**Your goal:** Carry none of the pictures over; set down the material below exactly.

**Records to process:**
******

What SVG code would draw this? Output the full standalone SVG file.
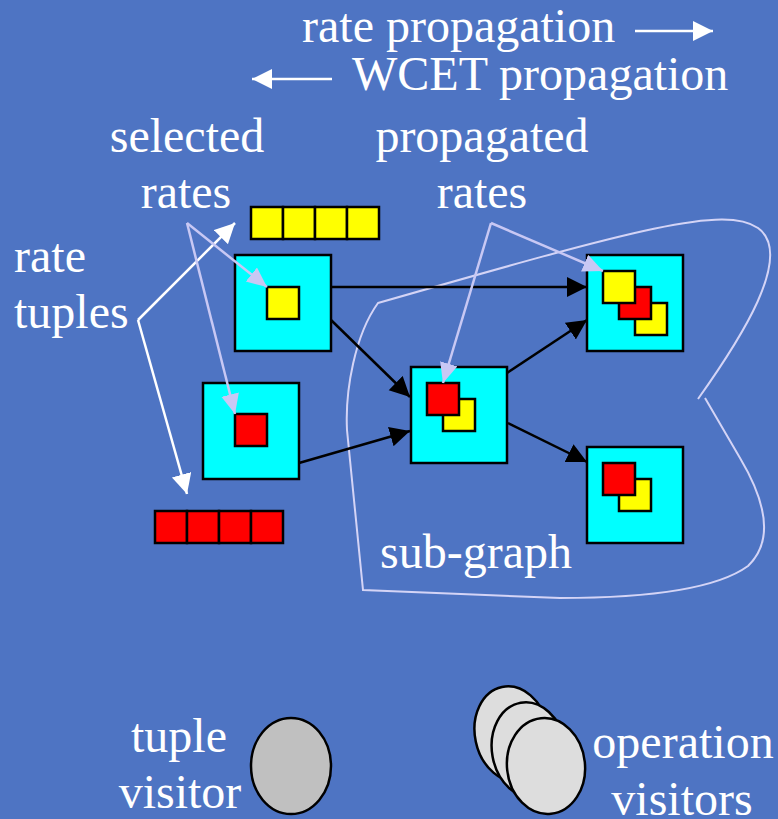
<svg xmlns="http://www.w3.org/2000/svg" width="778" height="819" viewBox="0 0 778 819">
<defs>
<style>
text{font-family:"Liberation Serif","Times New Roman",serif;font-size:48px;fill:#fff}
.mid{text-anchor:middle}
.box{fill:#00ffff;stroke:#000;stroke-width:2.5}
.r{fill:#ff0000;stroke:#000;stroke-width:2.5}
.y{fill:#ffff00;stroke:#000;stroke-width:2.5}
.edge{stroke:#000;stroke-width:2.5;fill:none;marker-end:url(#ah)}
.wl{stroke:#fff;stroke-width:2.5;fill:none;marker-end:url(#aw)}
.ll{stroke:#c8c8f4;stroke-width:2.5;fill:none;marker-end:url(#al)}
.sg{stroke:#d4d4f6;stroke-width:2;fill:none}
.ell{stroke:#000;stroke-width:2.5}
</style>
<marker id="ah" markerUnits="userSpaceOnUse" markerWidth="22" markerHeight="22" refX="20" refY="10" orient="auto"><path d="M0,0 L20,10 L0,20 z" fill="#000"/></marker>
<marker id="aw" markerUnits="userSpaceOnUse" markerWidth="22" markerHeight="22" refX="20" refY="10" orient="auto"><path d="M0,0 L20,10 L0,20 z" fill="#fff"/></marker>
<marker id="al" markerUnits="userSpaceOnUse" markerWidth="22" markerHeight="22" refX="20" refY="9" orient="auto"><path d="M0,0 L20,9 L0,18 z" fill="#c8c8f4"/></marker>
</defs>
<rect width="778" height="819" fill="#4e74c3"/>

<g id="legend">
<text x="302" y="42">rate propagation</text>
<line x1="635" y1="31" x2="713" y2="31" stroke="#fff" stroke-width="2.5" marker-end="url(#aw)"/>
<text x="352" y="90">WCET propagation</text>
<line x1="332" y1="79" x2="252" y2="79" stroke="#fff" stroke-width="2.5" marker-end="url(#aw)"/>
</g>

<g id="subgraph">
<path class="sg" d="M698,399 C740,340 795,255 758,228 C725,205 640,228 378,303 C355,335 345,390 347,430 L363,590 L560,598 C640,598 715,590 748,566 C775,540 765,500 740,458 L705,398"/>
<text x="380" y="568">sub-graph</text>
</g>

<g id="labels">
<text class="mid" x="187" y="152">selected</text>
<text class="mid" x="186" y="208">rates</text>
<text class="mid" x="482" y="152">propagated</text>
<text class="mid" x="482" y="208">rates</text>
<text x="14" y="272">rate</text>
<text x="14" y="328">tuples</text>
</g>

<g id="tuple-yellow">
<rect class="y" x="251" y="207" width="32" height="32"/>
<rect class="y" x="283" y="207" width="32" height="32"/>
<rect class="y" x="315" y="207" width="32" height="32"/>
<rect class="y" x="347" y="207" width="32" height="32"/>
</g>
<g id="tuple-red">
<rect class="r" x="155" y="511" width="32" height="32"/>
<rect class="r" x="187" y="511" width="32" height="32"/>
<rect class="r" x="219" y="511" width="32" height="32"/>
<rect class="r" x="251" y="511" width="32" height="32"/>
</g>

<g id="nodeA"><rect class="box" x="235" y="255" width="96" height="96"/><rect class="y" x="267" y="287" width="32" height="32"/></g>
<g id="nodeB"><rect class="box" x="203" y="383" width="96" height="96"/><rect class="r" x="235" y="414" width="32" height="32"/></g>
<g id="nodeC"><rect class="box" x="411" y="367" width="96" height="96"/><rect class="y" x="443" y="399" width="32" height="32"/><rect class="r" x="427" y="383" width="32" height="32"/></g>
<g id="nodeD"><rect class="box" x="587" y="255" width="96" height="96"/><rect class="y" x="635" y="303" width="32" height="32"/><rect class="r" x="619" y="287" width="32" height="32"/><rect class="y" x="603" y="271" width="32" height="32"/></g>
<g id="nodeE"><rect class="box" x="587" y="447" width="96" height="96"/><rect class="y" x="619" y="479" width="32" height="32"/><rect class="r" x="603" y="463" width="32" height="32"/></g>

<g id="connectors">
<line class="edge" x1="331" y1="287" x2="587" y2="287"/>
<line class="edge" x1="331" y1="320" x2="410" y2="397"/>
<line class="edge" x1="299" y1="463" x2="410" y2="431"/>
<line class="edge" x1="507" y1="373" x2="587" y2="320"/>
<line class="edge" x1="508" y1="423" x2="587" y2="462"/>
<line class="wl" x1="138" y1="320" x2="235" y2="223"/>
<line class="wl" x1="138" y1="320" x2="187" y2="494"/>
<line class="ll" x1="187" y1="223" x2="267" y2="287"/>
<line class="ll" x1="187" y1="223" x2="235" y2="414"/>
<line class="ll" x1="491" y1="223" x2="603" y2="271"/>
<line class="ll" x1="491" y1="223" x2="443" y2="383"/>
</g>

<g id="tuple-visitor">
<ellipse class="ell" cx="291" cy="766" rx="40" ry="48" fill="#c0c0c0"/>
<text class="mid" x="179" y="752">tuple</text>
<text class="mid" x="180" y="808">visitor</text>
</g>
<g id="operation-visitors">
<ellipse class="ell" cx="512" cy="734" rx="37" ry="48" fill="#dddddd" transform="rotate(-12 512 734)"/>
<ellipse class="ell" cx="529" cy="750" rx="37" ry="48" fill="#dddddd" transform="rotate(-10 529 750)"/>
<ellipse class="ell" cx="546" cy="766" rx="39" ry="48" fill="#dddddd" transform="rotate(-6 546 766)"/>
<text class="mid" x="683" y="758">operation</text>
<text class="mid" x="682" y="815">visitors</text>
</g>
</svg>
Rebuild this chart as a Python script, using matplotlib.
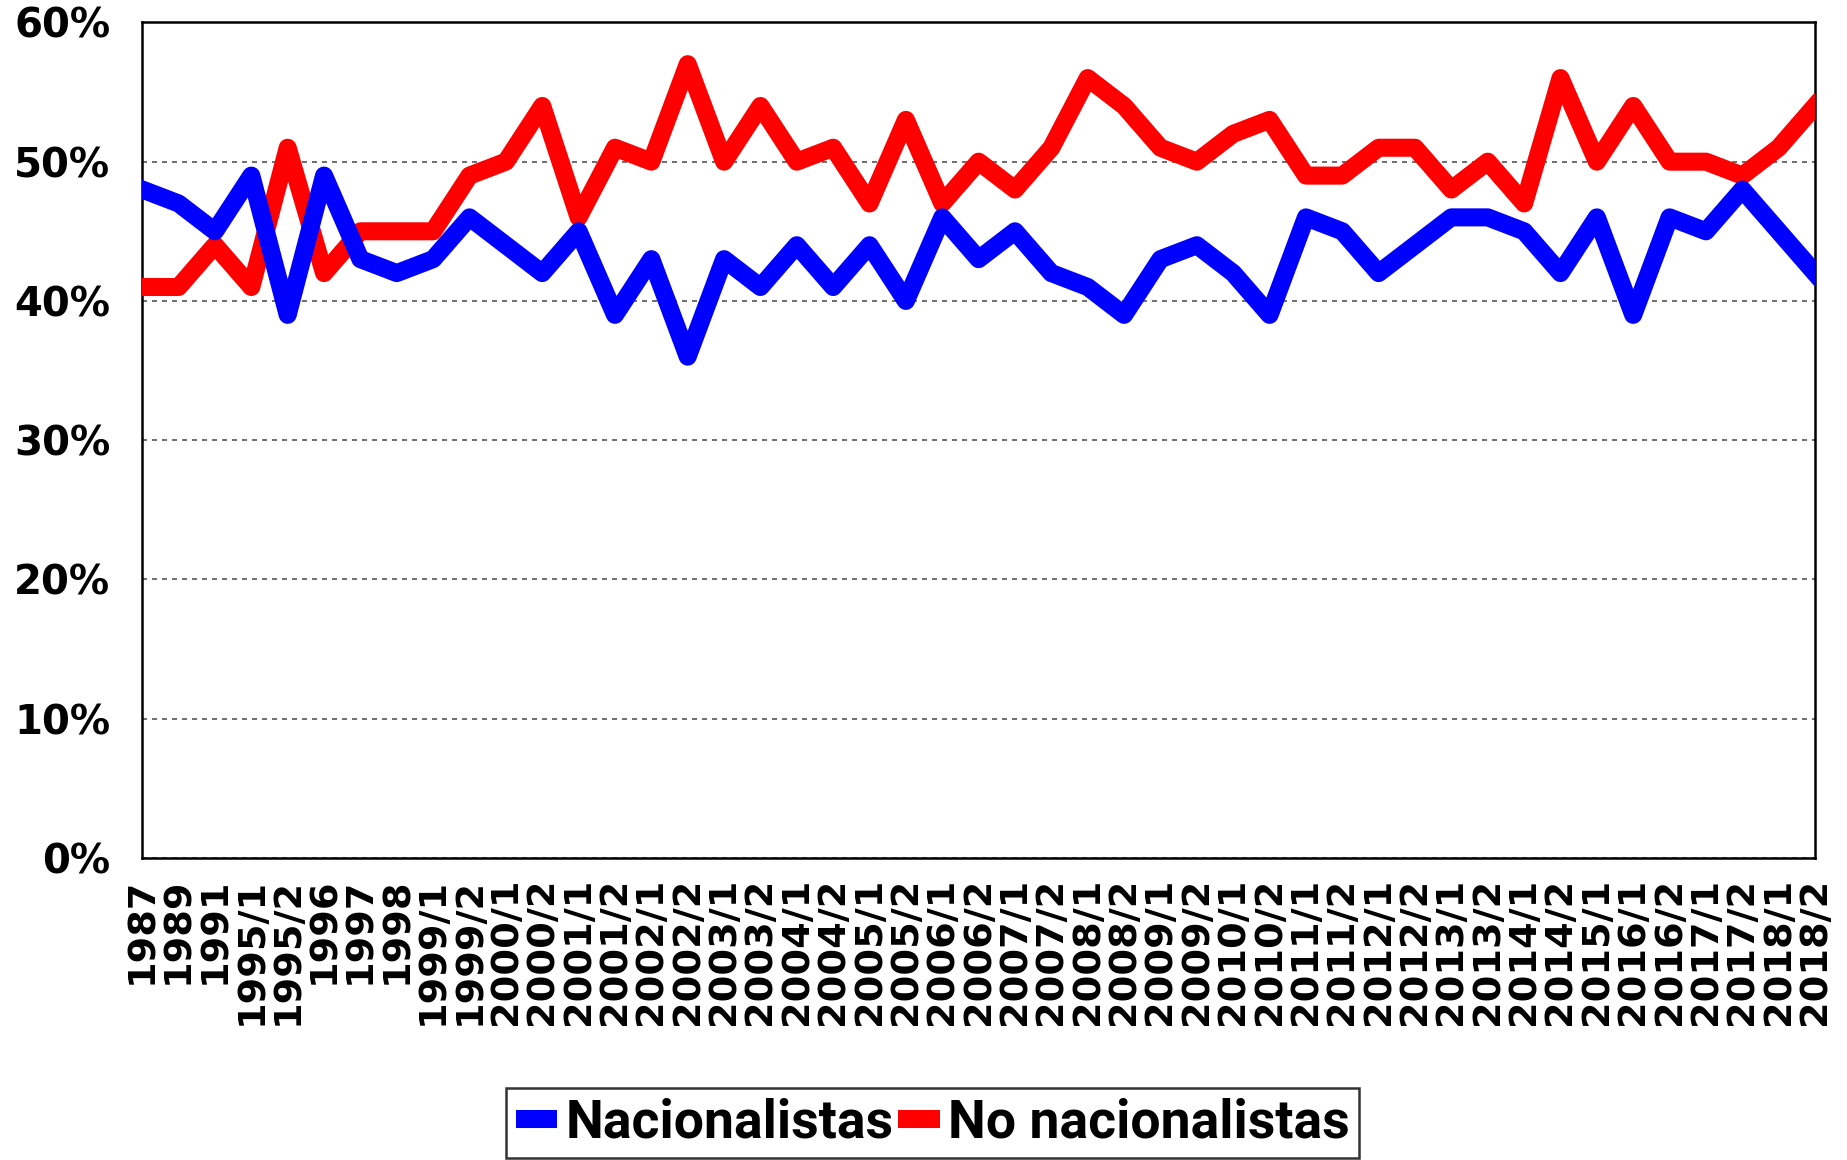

******

**Output for this exercise:**
What SVG code would draw this? Output the full standalone SVG file.
<svg xmlns="http://www.w3.org/2000/svg" width="778" height="819" viewBox="0 0 778 819">
<defs>
<style>
text{font-family:"Liberation Serif","Times New Roman",serif;font-size:48px;fill:#fff}
.mid{text-anchor:middle}
.box{fill:#00ffff;stroke:#000;stroke-width:2.5}
.r{fill:#ff0000;stroke:#000;stroke-width:2.5}
.y{fill:#ffff00;stroke:#000;stroke-width:2.5}
.edge{stroke:#000;stroke-width:2.5;fill:none;marker-end:url(#ah)}
.wl{stroke:#fff;stroke-width:2.5;fill:none;marker-end:url(#aw)}
.ll{stroke:#c8c8f4;stroke-width:2.5;fill:none;marker-end:url(#al)}
.sg{stroke:#d4d4f6;stroke-width:2;fill:none}
.ell{stroke:#000;stroke-width:2.5}
</style>
<marker id="ah" markerUnits="userSpaceOnUse" markerWidth="22" markerHeight="22" refX="20" refY="10" orient="auto"><path d="M0,0 L20,10 L0,20 z" fill="#000"/></marker>
<marker id="aw" markerUnits="userSpaceOnUse" markerWidth="22" markerHeight="22" refX="20" refY="10" orient="auto"><path d="M0,0 L20,10 L0,20 z" fill="#fff"/></marker>
<marker id="al" markerUnits="userSpaceOnUse" markerWidth="22" markerHeight="22" refX="20" refY="9" orient="auto"><path d="M0,0 L20,9 L0,18 z" fill="#c8c8f4"/></marker>
</defs>
<rect width="778" height="819" fill="#4e74c3"/>

<g id="legend">
<text x="302" y="42">rate propagation</text>
<line x1="635" y1="31" x2="713" y2="31" stroke="#fff" stroke-width="2.5" marker-end="url(#aw)"/>
<text x="352" y="90">WCET propagation</text>
<line x1="332" y1="79" x2="252" y2="79" stroke="#fff" stroke-width="2.5" marker-end="url(#aw)"/>
</g>

<g id="subgraph">
<path class="sg" d="M698,399 C740,340 795,255 758,228 C725,205 640,228 378,303 C355,335 345,390 347,430 L363,590 L560,598 C640,598 715,590 748,566 C775,540 765,500 740,458 L705,398"/>
<text x="380" y="568">sub-graph</text>
</g>

<g id="labels">
<text class="mid" x="187" y="152">selected</text>
<text class="mid" x="186" y="208">rates</text>
<text class="mid" x="482" y="152">propagated</text>
<text class="mid" x="482" y="208">rates</text>
<text x="14" y="272">rate</text>
<text x="14" y="328">tuples</text>
</g>

<g id="tuple-yellow">
<rect class="y" x="251" y="207" width="32" height="32"/>
<rect class="y" x="283" y="207" width="32" height="32"/>
<rect class="y" x="315" y="207" width="32" height="32"/>
<rect class="y" x="347" y="207" width="32" height="32"/>
</g>
<g id="tuple-red">
<rect class="r" x="155" y="511" width="32" height="32"/>
<rect class="r" x="187" y="511" width="32" height="32"/>
<rect class="r" x="219" y="511" width="32" height="32"/>
<rect class="r" x="251" y="511" width="32" height="32"/>
</g>

<g id="nodeA"><rect class="box" x="235" y="255" width="96" height="96"/><rect class="y" x="267" y="287" width="32" height="32"/></g>
<g id="nodeB"><rect class="box" x="203" y="383" width="96" height="96"/><rect class="r" x="235" y="414" width="32" height="32"/></g>
<g id="nodeC"><rect class="box" x="411" y="367" width="96" height="96"/><rect class="y" x="443" y="399" width="32" height="32"/><rect class="r" x="427" y="383" width="32" height="32"/></g>
<g id="nodeD"><rect class="box" x="587" y="255" width="96" height="96"/><rect class="y" x="635" y="303" width="32" height="32"/><rect class="r" x="619" y="287" width="32" height="32"/><rect class="y" x="603" y="271" width="32" height="32"/></g>
<g id="nodeE"><rect class="box" x="587" y="447" width="96" height="96"/><rect class="y" x="619" y="479" width="32" height="32"/><rect class="r" x="603" y="463" width="32" height="32"/></g>

<g id="connectors">
<line class="edge" x1="331" y1="287" x2="587" y2="287"/>
<line class="edge" x1="331" y1="320" x2="410" y2="397"/>
<line class="edge" x1="299" y1="463" x2="410" y2="431"/>
<line class="edge" x1="507" y1="373" x2="587" y2="320"/>
<line class="edge" x1="508" y1="423" x2="587" y2="462"/>
<line class="wl" x1="138" y1="320" x2="235" y2="223"/>
<line class="wl" x1="138" y1="320" x2="187" y2="494"/>
<line class="ll" x1="187" y1="223" x2="267" y2="287"/>
<line class="ll" x1="187" y1="223" x2="235" y2="414"/>
<line class="ll" x1="491" y1="223" x2="603" y2="271"/>
<line class="ll" x1="491" y1="223" x2="443" y2="383"/>
</g>

<g id="tuple-visitor">
<ellipse class="ell" cx="291" cy="766" rx="40" ry="48" fill="#c0c0c0"/>
<text class="mid" x="179" y="752">tuple</text>
<text class="mid" x="180" y="808">visitor</text>
</g>
<g id="operation-visitors">
<ellipse class="ell" cx="512" cy="734" rx="37" ry="48" fill="#dddddd" transform="rotate(-12 512 734)"/>
<ellipse class="ell" cx="529" cy="750" rx="37" ry="48" fill="#dddddd" transform="rotate(-10 529 750)"/>
<ellipse class="ell" cx="546" cy="766" rx="39" ry="48" fill="#dddddd" transform="rotate(-6 546 766)"/>
<text class="mid" x="683" y="758">operation</text>
<text class="mid" x="682" y="815">visitors</text>
</g>
</svg>
Rebuild this chart as a Python script, using matplotlib.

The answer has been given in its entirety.